• **Data section**
>> Begin

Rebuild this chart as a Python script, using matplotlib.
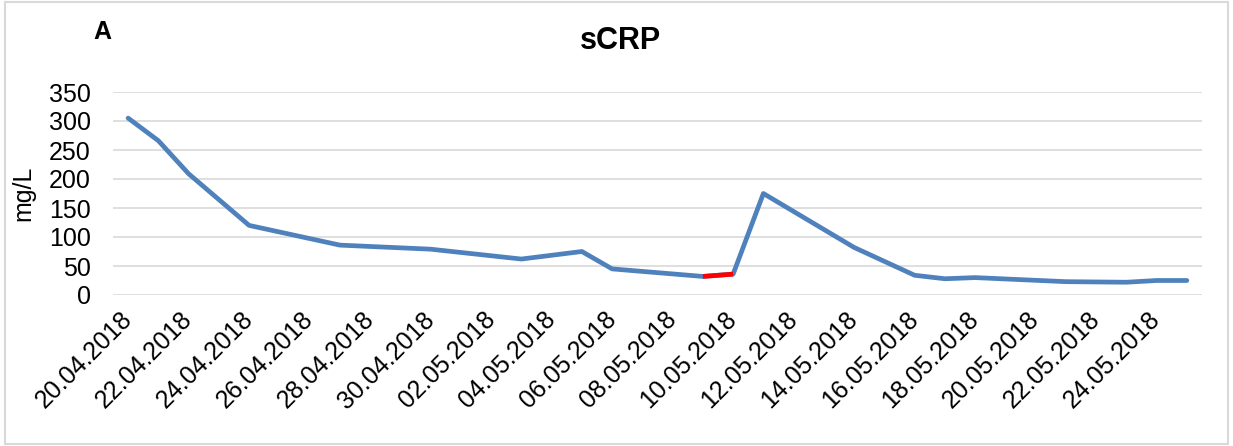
import matplotlib
matplotlib.use("Agg")
import matplotlib.pyplot as plt
import matplotlib.dates as mdates
from matplotlib.patches import Rectangle
import pandas as pd

plt.rcParams['font.family'] = ['Liberation Sans', 'DejaVu Sans']

dates = ["20.04.2018", "21.04.2018", "22.04.2018", "24.04.2018", "27.04.2018",
         "30.04.2018", "03.05.2018", "05.05.2018", "06.05.2018", "09.05.2018",
         "10.05.2018", "11.05.2018", "14.05.2018", "16.05.2018", "17.05.2018",
         "18.05.2018", "21.05.2018", "23.05.2018", "24.05.2018", "25.05.2018"]
scrp = [305, 266, 209, 120, 86, 79, 62, 75, 45, 32,
        36, 175, 82, 34, 28, 30, 23, 22, 25, 25]
# segment highlighted in red
red_from, red_to = "09.05.2018", "10.05.2018"
last_tick = "24.05.2018"

x = pd.to_datetime(dates, format="%d.%m.%Y")
s = pd.Series(scrp, index=x)
rx = pd.to_datetime([red_from, red_to], format="%d.%m.%Y")

fig = plt.figure(figsize=(12.33, 4.46), dpi=100)
ax = fig.add_axes([113/1233, 1 - 295/446, (1202 - 113)/1233, (295 - 92)/446])

ax.plot(s.index, s.values, color="#4f81bd", lw=3.4, solid_capstyle="round", zorder=3)
ax.plot(rx, s.loc[rx].values, color="#ff0000", lw=3.4, solid_capstyle="butt", zorder=4)

ax.set_ylim(0, 350)
ax.set_yticks(range(0, 351, 50))
ax.set_xlim(x[0] - pd.Timedelta(hours=12), x[-1] + pd.Timedelta(hours=12))
ax.set_xticks(pd.date_range(x[0], pd.to_datetime(last_tick, format="%d.%m.%Y"), freq="2D"))
ax.xaxis.set_major_formatter(mdates.DateFormatter("%d.%m.%Y"))

ax.grid(axis="y", color="#d9d9d9", lw=1.2)
ax.set_axisbelow(True)
for sp in ax.spines.values():
    sp.set_visible(False)
ax.tick_params(length=0)
ax.tick_params(axis="y", labelsize=18, pad=16)
ax.tick_params(axis="x", labelsize=18, pad=15)
for lab in ax.get_xticklabels():
    lab.set_rotation(45)
    lab.set_ha("right")
    lab.set_va("center")
    lab.set_rotation_mode("anchor")

ax.set_ylabel("mg/L", fontsize=18, labelpad=10)

fig.text(620/1233, 1 - 41/446, "sCRP", fontsize=22, fontweight="bold", ha="center", va="center")
fig.text(102/1233, 1 - 32/446, "A", fontsize=18, fontweight="bold", ha="center", va="center")

fig.patches.append(Rectangle((5/1233, 1 - 444/446), 1223/1233, 442/446,
                             transform=fig.transFigure, fill=False,
                             edgecolor="#d9d9d9", lw=1.5))

fig.savefig("out.png", dpi=100)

>> End

• **Objective**
Repeat, with no pictures, each line from the beginning of the data through the line containing "plt.rcParams['font.family'] = ['Liberation", inclusive.

• **Solution to this problem**
Rebuild this chart as a Python script, using matplotlib.
import matplotlib
matplotlib.use("Agg")
import matplotlib.pyplot as plt
import matplotlib.dates as mdates
from matplotlib.patches import Rectangle
import pandas as pd

plt.rcParams['font.family'] = ['Liberation Sans', 'DejaVu Sans']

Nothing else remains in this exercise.